Tragic reminder in Rosemont
On a recent Tuesday morning in Rosemont, Spencer Harmonson woke to the sound of someone coming into his house. Thinking an intruder had entered, he reached for his gun, stepped into a darkened hallway, and shot his wife.
Lost in the swirl of sadness surrounding the accidental shooting is this somber fact: Each year in the United States more than 30,000 Americans are killed by guns, and roughly 100,000 more are injured by non-fatal gunshot wounds.
Many Americans continue to believe—largely because of distortions perpetuated by the NRA—that guns offer protection. Nothing could be further from the truth. Sadly, incidents like the one last week are far more common than legitimate defensive uses of firearms. Carrying a gun does not offer “protection.” Numerous studies—published in the most respected medical journals—have refuted this myth. One study in the New England Journal of Medicine reported that for every case of self-protection homicide involving a firearm kept in the home, there were 43 suicides, criminal homicides or accidental gunshot deaths. Other studies have shown that those who live in houses where guns are kept are at a substantially greater risk of both homicide and suicide.
Make no mistake: Gun violence in the U.S. is a public health nightmare. During the 1990s more than 300,000 Americans were killed by guns. More than 40,000 of those were children or teenagers. Recent declines in firearm violence are encouraging, but nonetheless represent a small reduction in an unacceptably high number.
The NRA would have you believe that we need guns because we live in a dangerous society, but they’ve got it backward: We live in a dangerous society because guns are so prevalent. Deaths due to firearm violence—be they suicides, accidents or homicides—most often arise from situations made lethal solely by the presence of a gun. The NRA continues to insist that guns are both a necessary and effective means of personal protection. This is at best disingenuous and, at worst,—given the appalling consequences of gun violence—unconscionable.

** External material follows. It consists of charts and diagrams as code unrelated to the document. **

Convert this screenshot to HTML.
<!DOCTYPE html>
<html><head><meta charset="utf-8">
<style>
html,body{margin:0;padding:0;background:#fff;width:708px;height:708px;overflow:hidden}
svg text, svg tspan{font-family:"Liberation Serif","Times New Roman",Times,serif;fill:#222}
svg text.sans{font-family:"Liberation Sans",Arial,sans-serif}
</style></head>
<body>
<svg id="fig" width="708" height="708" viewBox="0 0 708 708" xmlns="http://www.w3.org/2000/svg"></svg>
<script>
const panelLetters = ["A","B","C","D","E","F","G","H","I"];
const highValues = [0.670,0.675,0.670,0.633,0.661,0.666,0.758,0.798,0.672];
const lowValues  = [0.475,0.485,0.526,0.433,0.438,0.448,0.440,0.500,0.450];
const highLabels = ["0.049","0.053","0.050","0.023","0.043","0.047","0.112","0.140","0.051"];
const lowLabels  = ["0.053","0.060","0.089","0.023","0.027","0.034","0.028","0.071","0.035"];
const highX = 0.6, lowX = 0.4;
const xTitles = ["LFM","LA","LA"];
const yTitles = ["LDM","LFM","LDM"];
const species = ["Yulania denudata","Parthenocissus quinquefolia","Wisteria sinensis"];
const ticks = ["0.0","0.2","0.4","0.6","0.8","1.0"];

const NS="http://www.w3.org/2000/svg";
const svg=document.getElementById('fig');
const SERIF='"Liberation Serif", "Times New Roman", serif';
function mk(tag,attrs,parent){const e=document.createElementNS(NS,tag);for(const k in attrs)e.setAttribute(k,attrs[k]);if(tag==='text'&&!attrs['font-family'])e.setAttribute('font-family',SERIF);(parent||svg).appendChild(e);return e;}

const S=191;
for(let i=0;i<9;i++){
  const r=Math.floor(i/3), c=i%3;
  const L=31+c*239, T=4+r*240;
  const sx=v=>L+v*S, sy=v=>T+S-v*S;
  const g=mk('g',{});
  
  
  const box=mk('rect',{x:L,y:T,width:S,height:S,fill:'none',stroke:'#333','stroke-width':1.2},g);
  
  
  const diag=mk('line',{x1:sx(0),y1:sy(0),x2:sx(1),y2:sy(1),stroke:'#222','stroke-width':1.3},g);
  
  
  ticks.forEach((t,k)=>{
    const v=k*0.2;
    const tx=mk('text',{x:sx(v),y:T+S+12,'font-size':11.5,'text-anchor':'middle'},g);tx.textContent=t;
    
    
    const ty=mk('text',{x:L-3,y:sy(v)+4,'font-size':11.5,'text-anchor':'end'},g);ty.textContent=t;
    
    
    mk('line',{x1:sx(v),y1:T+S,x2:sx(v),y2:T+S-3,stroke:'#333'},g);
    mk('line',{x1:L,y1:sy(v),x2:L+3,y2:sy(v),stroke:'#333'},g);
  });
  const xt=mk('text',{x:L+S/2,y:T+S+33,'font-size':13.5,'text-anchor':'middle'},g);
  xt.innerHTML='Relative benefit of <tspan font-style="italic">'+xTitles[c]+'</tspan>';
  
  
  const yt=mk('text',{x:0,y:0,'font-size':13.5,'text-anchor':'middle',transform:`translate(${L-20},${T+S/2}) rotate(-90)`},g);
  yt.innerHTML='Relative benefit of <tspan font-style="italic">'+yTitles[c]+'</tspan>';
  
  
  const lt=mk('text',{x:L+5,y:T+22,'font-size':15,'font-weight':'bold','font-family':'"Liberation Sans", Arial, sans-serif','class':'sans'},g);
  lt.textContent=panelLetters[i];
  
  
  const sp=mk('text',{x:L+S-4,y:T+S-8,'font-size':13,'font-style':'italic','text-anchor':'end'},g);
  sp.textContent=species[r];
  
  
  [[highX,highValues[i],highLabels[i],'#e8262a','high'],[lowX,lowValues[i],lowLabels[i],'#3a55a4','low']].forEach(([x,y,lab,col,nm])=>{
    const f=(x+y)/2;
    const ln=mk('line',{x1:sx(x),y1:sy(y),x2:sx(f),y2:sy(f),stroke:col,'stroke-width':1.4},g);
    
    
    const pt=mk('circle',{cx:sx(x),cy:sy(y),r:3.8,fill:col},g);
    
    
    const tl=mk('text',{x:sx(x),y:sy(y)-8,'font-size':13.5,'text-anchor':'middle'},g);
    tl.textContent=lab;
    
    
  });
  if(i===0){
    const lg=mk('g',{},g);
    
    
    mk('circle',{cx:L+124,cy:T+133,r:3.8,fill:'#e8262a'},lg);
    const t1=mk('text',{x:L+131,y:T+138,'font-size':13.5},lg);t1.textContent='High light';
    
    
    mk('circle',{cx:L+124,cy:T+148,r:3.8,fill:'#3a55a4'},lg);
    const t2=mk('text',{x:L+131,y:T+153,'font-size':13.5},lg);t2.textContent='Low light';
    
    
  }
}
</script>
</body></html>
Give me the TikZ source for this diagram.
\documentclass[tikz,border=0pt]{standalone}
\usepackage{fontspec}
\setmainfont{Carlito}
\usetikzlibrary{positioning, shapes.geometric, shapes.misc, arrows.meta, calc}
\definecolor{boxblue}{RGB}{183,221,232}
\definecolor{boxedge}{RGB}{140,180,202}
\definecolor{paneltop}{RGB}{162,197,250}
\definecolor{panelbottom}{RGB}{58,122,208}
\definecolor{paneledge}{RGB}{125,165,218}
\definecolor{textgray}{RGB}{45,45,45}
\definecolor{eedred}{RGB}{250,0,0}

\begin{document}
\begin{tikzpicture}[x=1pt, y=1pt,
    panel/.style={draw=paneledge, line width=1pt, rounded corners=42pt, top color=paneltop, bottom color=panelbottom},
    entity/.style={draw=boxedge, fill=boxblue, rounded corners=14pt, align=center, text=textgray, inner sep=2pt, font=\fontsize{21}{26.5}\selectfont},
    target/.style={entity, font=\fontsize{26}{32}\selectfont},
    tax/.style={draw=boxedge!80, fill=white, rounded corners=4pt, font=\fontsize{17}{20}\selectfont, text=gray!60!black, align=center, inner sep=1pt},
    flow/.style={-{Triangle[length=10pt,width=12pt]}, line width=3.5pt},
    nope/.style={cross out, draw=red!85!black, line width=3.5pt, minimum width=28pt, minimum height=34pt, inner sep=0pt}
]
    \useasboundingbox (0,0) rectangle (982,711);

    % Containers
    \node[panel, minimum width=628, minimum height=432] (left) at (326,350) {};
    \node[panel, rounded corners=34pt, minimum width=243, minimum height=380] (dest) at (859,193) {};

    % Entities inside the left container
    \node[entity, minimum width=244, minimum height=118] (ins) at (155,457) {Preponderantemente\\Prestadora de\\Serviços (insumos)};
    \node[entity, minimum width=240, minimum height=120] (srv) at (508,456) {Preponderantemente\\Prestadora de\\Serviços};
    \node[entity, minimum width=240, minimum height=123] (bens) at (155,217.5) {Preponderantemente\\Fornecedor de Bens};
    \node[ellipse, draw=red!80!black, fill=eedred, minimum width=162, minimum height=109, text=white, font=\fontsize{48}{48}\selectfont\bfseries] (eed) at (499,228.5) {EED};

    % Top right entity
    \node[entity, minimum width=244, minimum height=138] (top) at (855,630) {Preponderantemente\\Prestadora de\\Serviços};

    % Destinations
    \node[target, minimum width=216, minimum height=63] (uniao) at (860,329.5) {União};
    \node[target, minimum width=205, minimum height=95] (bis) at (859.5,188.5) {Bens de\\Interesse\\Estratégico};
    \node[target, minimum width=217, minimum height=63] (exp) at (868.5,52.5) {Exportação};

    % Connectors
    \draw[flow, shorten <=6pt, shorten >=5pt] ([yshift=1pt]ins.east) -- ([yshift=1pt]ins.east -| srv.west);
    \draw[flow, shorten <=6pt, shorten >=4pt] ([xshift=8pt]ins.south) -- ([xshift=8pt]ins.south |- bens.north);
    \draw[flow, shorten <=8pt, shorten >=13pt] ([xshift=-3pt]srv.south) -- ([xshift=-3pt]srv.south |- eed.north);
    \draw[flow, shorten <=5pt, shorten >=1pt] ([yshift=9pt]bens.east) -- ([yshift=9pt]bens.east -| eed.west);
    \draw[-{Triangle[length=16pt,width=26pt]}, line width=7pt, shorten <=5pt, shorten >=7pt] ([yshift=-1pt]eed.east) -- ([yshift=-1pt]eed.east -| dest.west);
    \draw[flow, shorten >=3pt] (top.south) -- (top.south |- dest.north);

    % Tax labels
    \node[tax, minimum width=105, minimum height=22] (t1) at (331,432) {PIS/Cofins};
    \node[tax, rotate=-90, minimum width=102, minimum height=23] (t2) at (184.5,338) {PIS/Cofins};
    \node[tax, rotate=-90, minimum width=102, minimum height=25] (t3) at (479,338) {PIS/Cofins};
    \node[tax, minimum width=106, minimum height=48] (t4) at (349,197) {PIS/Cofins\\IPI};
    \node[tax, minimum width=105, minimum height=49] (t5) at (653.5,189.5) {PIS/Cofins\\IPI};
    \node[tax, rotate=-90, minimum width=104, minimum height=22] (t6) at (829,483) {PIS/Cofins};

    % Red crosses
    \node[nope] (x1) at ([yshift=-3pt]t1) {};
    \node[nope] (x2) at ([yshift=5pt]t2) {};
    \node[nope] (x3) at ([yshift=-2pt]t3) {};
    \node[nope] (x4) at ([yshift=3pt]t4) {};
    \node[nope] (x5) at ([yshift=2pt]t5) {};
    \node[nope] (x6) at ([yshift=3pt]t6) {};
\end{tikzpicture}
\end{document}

Student Physicians for Social Responsibility at UC Davis is a group of medical students working to eliminate pervasive threats to public health, including gun violence in our community. We seek to educate people about the risks associated with keeping a gun in the home and to advance reasonable and effective firearm regulations.
We need to speak clearly on this issue: Keeping a gun in the home puts you and your family at a substantially greater risk of injury and death—as was made tragically evident last week in Rosemont.